→ DATA:
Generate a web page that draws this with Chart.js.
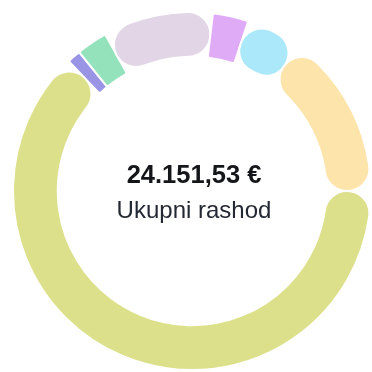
<!DOCTYPE html>
<html>
<head>
<meta charset="utf-8">
<script src="https://cdn.jsdelivr.net/npm/chart.js@4"></script>
<style>
  html, body { margin: 0; padding: 0; background: #ffffff; }
  body { width: 372px; height: 372px; position: relative; overflow: hidden; }
  #wrap { position: absolute; left: 12px; top: 11px; width: 360px; height: 360px; }
</style>
</head>
<body>
<div id="wrap"><canvas id="chart" width="360" height="360"></canvas></div>
<script>
// Expense categories and amounts (EUR)
const categories = ['Stanovanje', 'Pretplate', 'Zdravlje', 'Prijevoz', 'Odjeća', 'Zabava', 'Hrana'];
const amounts = [15195.40, 295.10, 678.20, 2395.60, 778.35, 1214.00, 3594.88];
const centerLabel = 'Ukupni rashod';

const colors = ['#dde08b', '#9a94e4', '#93e2bb', '#e2d5e6', '#e0abf6', '#abe9fa', '#fde4ab'];
const cornerRadius = [30, 2, 2, 30, 2, 30, 30];

const total = amounts.reduce((a, b) => a + b, 0);
function formatEuro(v) {
  const [intPart, dec] = v.toFixed(2).split('.');
  return intPart.replace(/\B(?=(\d{3})+(?!\d))/g, '.') + ',' + dec + ' €';
}

// Total and caption in the middle of the ring
const centerText = {
  id: 'centerText',
  afterDraw(chart) {
    const {ctx} = chart;
    const arc = chart.getDatasetMeta(0).data[0];
    const cx = arc.x, cy = arc.y;
    ctx.save();
    ctx.textAlign = 'center';
    ctx.textBaseline = 'alphabetic';
    ctx.fillStyle = '#15161a';
    ctx.font = 'bold 25.5px "Liberation Sans"';
    ctx.fillText(formatEuro(total), cx + 2, cy - 8);
    ctx.fillStyle = '#232833';
    ctx.font = '24px "Liberation Sans"';
    ctx.fillText(centerLabel, cx + 2, cy + 27);
    ctx.restore();
  }
};

new Chart(document.getElementById('chart'), {
  type: 'doughnut',
  data: {
    labels: categories,
    datasets: [{
      data: amounts,
      backgroundColor: colors,
      borderColor: '#ffffff',
      borderWidth: 2,
      borderRadius: cornerRadius,
      hoverOffset: 0
    }]
  },
  options: {
    responsive: false,
    animation: false,
    rotation: 90,
    cutout: '75%',
    layout: { padding: 0 },
    plugins: {
      legend: { display: false },
      tooltip: { enabled: false }
    }
  },
  plugins: [centerText]
});
</script>
</body>
</html>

→ GIVEN PROBLEM:
Keep every word of the data as it is when you write it out, but drop the pictures.

→ SOLUTION:
Generate a web page that draws this with Chart.js.
<!DOCTYPE html>
<html>
<head>
<meta charset="utf-8">
<script src="https://cdn.jsdelivr.net/npm/chart.js@4"></script>
<style>
  html, body { margin: 0; padding: 0; background: #ffffff; }
  body { width: 372px; height: 372px; position: relative; overflow: hidden; }
  #wrap { position: absolute; left: 12px; top: 11px; width: 360px; height: 360px; }
</style>
</head>
<body>
<div id="wrap"><canvas id="chart" width="360" height="360"></canvas></div>
<script>
// Expense categories and amounts (EUR)
const categories = ['Stanovanje', 'Pretplate', 'Zdravlje', 'Prijevoz', 'Odjeća', 'Zabava', 'Hrana'];
const amounts = [15195.40, 295.10, 678.20, 2395.60, 778.35, 1214.00, 3594.88];
const centerLabel = 'Ukupni rashod';

const colors = ['#dde08b', '#9a94e4', '#93e2bb', '#e2d5e6', '#e0abf6', '#abe9fa', '#fde4ab'];
const cornerRadius = [30, 2, 2, 30, 2, 30, 30];

const total = amounts.reduce((a, b) => a + b, 0);
function formatEuro(v) {
  const [intPart, dec] = v.toFixed(2).split('.');
  return intPart.replace(/\B(?=(\d{3})+(?!\d))/g, '.') + ',' + dec + ' €';
}

// Total and caption in the middle of the ring
const centerText = {
  id: 'centerText',
  afterDraw(chart) {
    const {ctx} = chart;
    const arc = chart.getDatasetMeta(0).data[0];
    const cx = arc.x, cy = arc.y;
    ctx.save();
    ctx.textAlign = 'center';
    ctx.textBaseline = 'alphabetic';
    ctx.fillStyle = '#15161a';
    ctx.font = 'bold 25.5px "Liberation Sans"';
    ctx.fillText(formatEuro(total), cx + 2, cy - 8);
    ctx.fillStyle = '#232833';
    ctx.font = '24px "Liberation Sans"';
    ctx.fillText(centerLabel, cx + 2, cy + 27);
    ctx.restore();
  }
};

new Chart(document.getElementById('chart'), {
  type: 'doughnut',
  data: {
    labels: categories,
    datasets: [{
      data: amounts,
      backgroundColor: colors,
      borderColor: '#ffffff',
      borderWidth: 2,
      borderRadius: cornerRadius,
      hoverOffset: 0
    }]
  },
  options: {
    responsive: false,
    animation: false,
    rotation: 90,
    cutout: '75%',
    layout: { padding: 0 },
    plugins: {
      legend: { display: false },
      tooltip: { enabled: false }
    }
  },
  plugins: [centerText]
});
</script>
</body>
</html>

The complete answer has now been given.